(Collected data entries)
⁂
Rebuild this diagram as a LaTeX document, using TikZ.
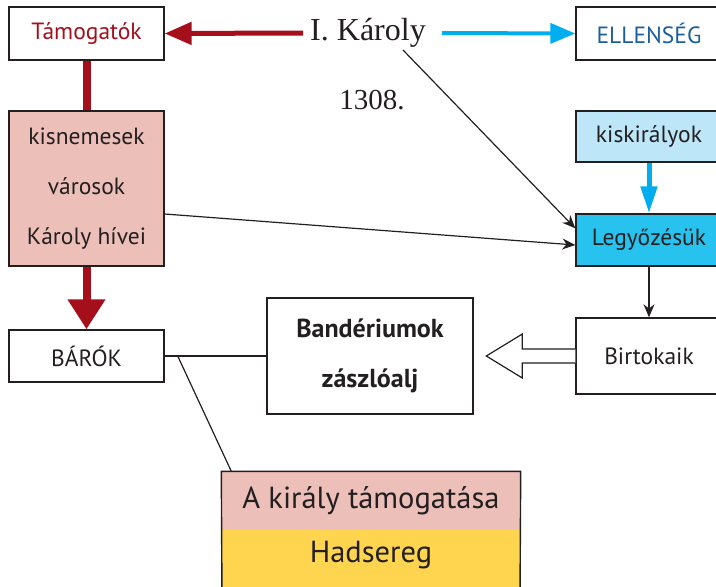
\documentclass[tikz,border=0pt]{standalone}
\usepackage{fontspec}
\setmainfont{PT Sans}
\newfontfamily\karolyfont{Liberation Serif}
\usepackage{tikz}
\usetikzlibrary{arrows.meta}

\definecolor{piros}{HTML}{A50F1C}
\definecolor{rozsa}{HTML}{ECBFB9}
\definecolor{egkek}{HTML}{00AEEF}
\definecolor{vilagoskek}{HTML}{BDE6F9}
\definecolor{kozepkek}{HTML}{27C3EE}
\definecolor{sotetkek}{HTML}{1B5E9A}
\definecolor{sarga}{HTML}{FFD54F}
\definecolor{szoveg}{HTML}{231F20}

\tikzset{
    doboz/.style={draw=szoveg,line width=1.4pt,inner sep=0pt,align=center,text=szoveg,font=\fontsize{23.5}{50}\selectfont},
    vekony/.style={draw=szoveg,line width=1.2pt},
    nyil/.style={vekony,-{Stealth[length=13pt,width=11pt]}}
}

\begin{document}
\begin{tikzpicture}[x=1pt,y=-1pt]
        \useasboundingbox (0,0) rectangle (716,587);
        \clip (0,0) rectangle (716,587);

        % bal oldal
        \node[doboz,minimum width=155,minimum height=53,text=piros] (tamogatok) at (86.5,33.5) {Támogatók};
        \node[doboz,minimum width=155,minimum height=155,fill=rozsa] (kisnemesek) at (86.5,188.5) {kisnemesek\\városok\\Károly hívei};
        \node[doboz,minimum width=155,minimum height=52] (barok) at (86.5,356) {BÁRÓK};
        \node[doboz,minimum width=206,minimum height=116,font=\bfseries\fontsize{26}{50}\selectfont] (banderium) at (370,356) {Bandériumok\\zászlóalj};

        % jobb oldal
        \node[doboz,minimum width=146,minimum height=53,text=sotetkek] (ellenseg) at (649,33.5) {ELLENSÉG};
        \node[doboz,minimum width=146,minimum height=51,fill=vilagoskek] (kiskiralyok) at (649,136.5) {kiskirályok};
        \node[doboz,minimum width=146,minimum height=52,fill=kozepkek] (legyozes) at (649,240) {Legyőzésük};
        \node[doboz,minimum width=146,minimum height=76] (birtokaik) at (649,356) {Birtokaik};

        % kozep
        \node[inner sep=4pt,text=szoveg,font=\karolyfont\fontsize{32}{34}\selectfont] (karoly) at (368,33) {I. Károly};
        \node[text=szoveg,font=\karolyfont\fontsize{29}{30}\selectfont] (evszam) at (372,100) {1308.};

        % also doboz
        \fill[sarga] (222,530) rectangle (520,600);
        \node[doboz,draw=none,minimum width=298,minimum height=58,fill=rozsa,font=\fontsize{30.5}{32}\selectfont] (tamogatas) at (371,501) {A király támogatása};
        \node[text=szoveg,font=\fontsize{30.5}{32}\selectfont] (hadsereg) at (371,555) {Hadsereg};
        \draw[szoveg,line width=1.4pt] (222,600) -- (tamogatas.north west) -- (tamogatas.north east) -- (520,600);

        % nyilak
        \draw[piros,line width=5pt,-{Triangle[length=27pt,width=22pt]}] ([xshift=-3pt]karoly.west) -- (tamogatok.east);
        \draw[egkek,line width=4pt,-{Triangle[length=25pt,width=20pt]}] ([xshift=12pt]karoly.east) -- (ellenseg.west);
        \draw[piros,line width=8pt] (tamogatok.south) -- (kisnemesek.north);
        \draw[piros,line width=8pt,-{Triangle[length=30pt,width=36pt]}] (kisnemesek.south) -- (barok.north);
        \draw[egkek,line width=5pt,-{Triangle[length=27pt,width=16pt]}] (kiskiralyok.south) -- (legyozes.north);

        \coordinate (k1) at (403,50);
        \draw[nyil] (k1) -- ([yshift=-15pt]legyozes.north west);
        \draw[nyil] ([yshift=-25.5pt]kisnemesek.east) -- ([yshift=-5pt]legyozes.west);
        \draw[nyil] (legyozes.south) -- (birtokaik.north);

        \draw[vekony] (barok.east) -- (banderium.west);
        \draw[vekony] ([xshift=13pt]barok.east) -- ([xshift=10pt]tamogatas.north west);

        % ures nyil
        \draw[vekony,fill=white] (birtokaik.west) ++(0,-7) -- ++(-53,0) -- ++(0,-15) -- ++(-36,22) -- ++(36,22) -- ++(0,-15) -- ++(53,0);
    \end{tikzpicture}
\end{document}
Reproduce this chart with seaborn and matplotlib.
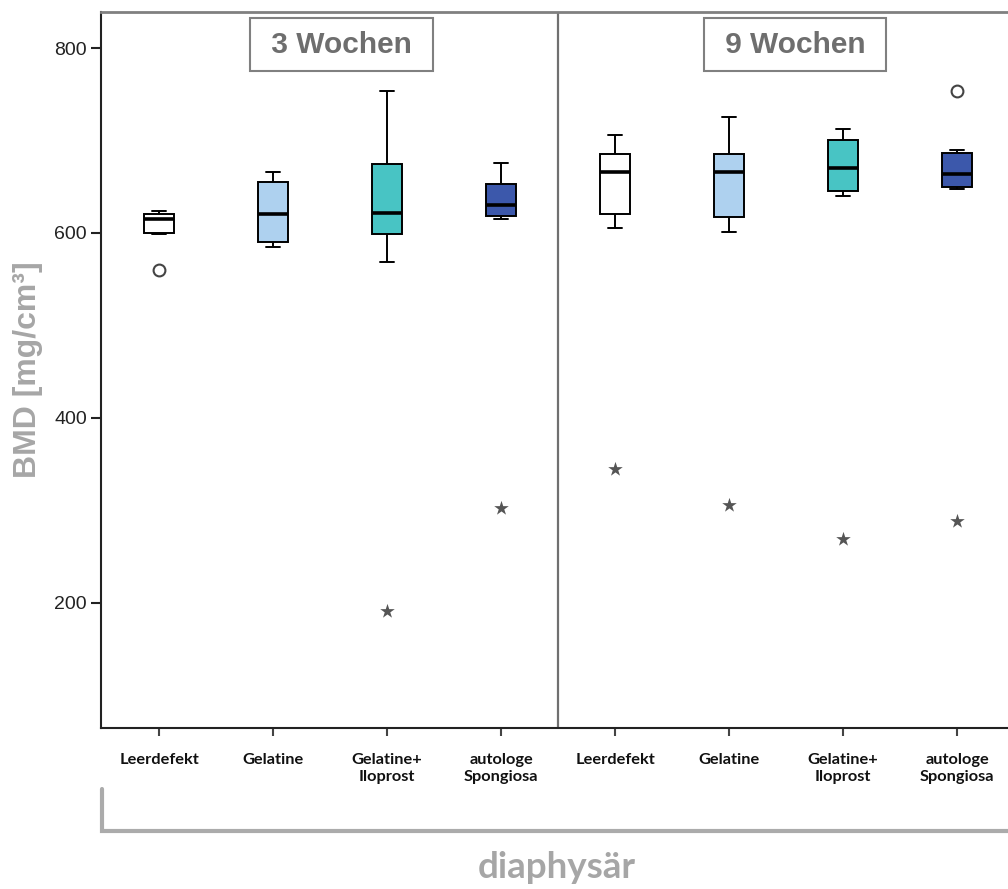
⁂
▶ [CHALLENGE]: Repeat the lines above exactly, and keep every picture out.

▶ [SOLUTION FOR THIS PROBLEM]:
Rebuild this diagram as a LaTeX document, using TikZ.
\documentclass[tikz,border=0pt]{standalone}
\usepackage{fontspec}
\setmainfont{PT Sans}
\newfontfamily\karolyfont{Liberation Serif}
\usepackage{tikz}
\usetikzlibrary{arrows.meta}

\definecolor{piros}{HTML}{A50F1C}
\definecolor{rozsa}{HTML}{ECBFB9}
\definecolor{egkek}{HTML}{00AEEF}
\definecolor{vilagoskek}{HTML}{BDE6F9}
\definecolor{kozepkek}{HTML}{27C3EE}
\definecolor{sotetkek}{HTML}{1B5E9A}
\definecolor{sarga}{HTML}{FFD54F}
\definecolor{szoveg}{HTML}{231F20}

\tikzset{
    doboz/.style={draw=szoveg,line width=1.4pt,inner sep=0pt,align=center,text=szoveg,font=\fontsize{23.5}{50}\selectfont},
    vekony/.style={draw=szoveg,line width=1.2pt},
    nyil/.style={vekony,-{Stealth[length=13pt,width=11pt]}}
}

\begin{document}
\begin{tikzpicture}[x=1pt,y=-1pt]
        \useasboundingbox (0,0) rectangle (716,587);
        \clip (0,0) rectangle (716,587);

        % bal oldal
        \node[doboz,minimum width=155,minimum height=53,text=piros] (tamogatok) at (86.5,33.5) {Támogatók};
        \node[doboz,minimum width=155,minimum height=155,fill=rozsa] (kisnemesek) at (86.5,188.5) {kisnemesek\\városok\\Károly hívei};
        \node[doboz,minimum width=155,minimum height=52] (barok) at (86.5,356) {BÁRÓK};
        \node[doboz,minimum width=206,minimum height=116,font=\bfseries\fontsize{26}{50}\selectfont] (banderium) at (370,356) {Bandériumok\\zászlóalj};

        % jobb oldal
        \node[doboz,minimum width=146,minimum height=53,text=sotetkek] (ellenseg) at (649,33.5) {ELLENSÉG};
        \node[doboz,minimum width=146,minimum height=51,fill=vilagoskek] (kiskiralyok) at (649,136.5) {kiskirályok};
        \node[doboz,minimum width=146,minimum height=52,fill=kozepkek] (legyozes) at (649,240) {Legyőzésük};
        \node[doboz,minimum width=146,minimum height=76] (birtokaik) at (649,356) {Birtokaik};

        % kozep
        \node[inner sep=4pt,text=szoveg,font=\karolyfont\fontsize{32}{34}\selectfont] (karoly) at (368,33) {I. Károly};
        \node[text=szoveg,font=\karolyfont\fontsize{29}{30}\selectfont] (evszam) at (372,100) {1308.};

        % also doboz
        \fill[sarga] (222,530) rectangle (520,600);
        \node[doboz,draw=none,minimum width=298,minimum height=58,fill=rozsa,font=\fontsize{30.5}{32}\selectfont] (tamogatas) at (371,501) {A király támogatása};
        \node[text=szoveg,font=\fontsize{30.5}{32}\selectfont] (hadsereg) at (371,555) {Hadsereg};
        \draw[szoveg,line width=1.4pt] (222,600) -- (tamogatas.north west) -- (tamogatas.north east) -- (520,600);

        % nyilak
        \draw[piros,line width=5pt,-{Triangle[length=27pt,width=22pt]}] ([xshift=-3pt]karoly.west) -- (tamogatok.east);
        \draw[egkek,line width=4pt,-{Triangle[length=25pt,width=20pt]}] ([xshift=12pt]karoly.east) -- (ellenseg.west);
        \draw[piros,line width=8pt] (tamogatok.south) -- (kisnemesek.north);
        \draw[piros,line width=8pt,-{Triangle[length=30pt,width=36pt]}] (kisnemesek.south) -- (barok.north);
        \draw[egkek,line width=5pt,-{Triangle[length=27pt,width=16pt]}] (kiskiralyok.south) -- (legyozes.north);

        \coordinate (k1) at (403,50);
        \draw[nyil] (k1) -- ([yshift=-15pt]legyozes.north west);
        \draw[nyil] ([yshift=-25.5pt]kisnemesek.east) -- ([yshift=-5pt]legyozes.west);
        \draw[nyil] (legyozes.south) -- (birtokaik.north);

        \draw[vekony] (barok.east) -- (banderium.west);
        \draw[vekony] ([xshift=13pt]barok.east) -- ([xshift=10pt]tamogatas.north west);

        % ures nyil
        \draw[vekony,fill=white] (birtokaik.west) ++(0,-7) -- ++(-53,0) -- ++(0,-15) -- ++(-36,22) -- ++(36,22) -- ++(0,-15) -- ++(53,0);
    \end{tikzpicture}
\end{document}
Reproduce this chart with seaborn and matplotlib.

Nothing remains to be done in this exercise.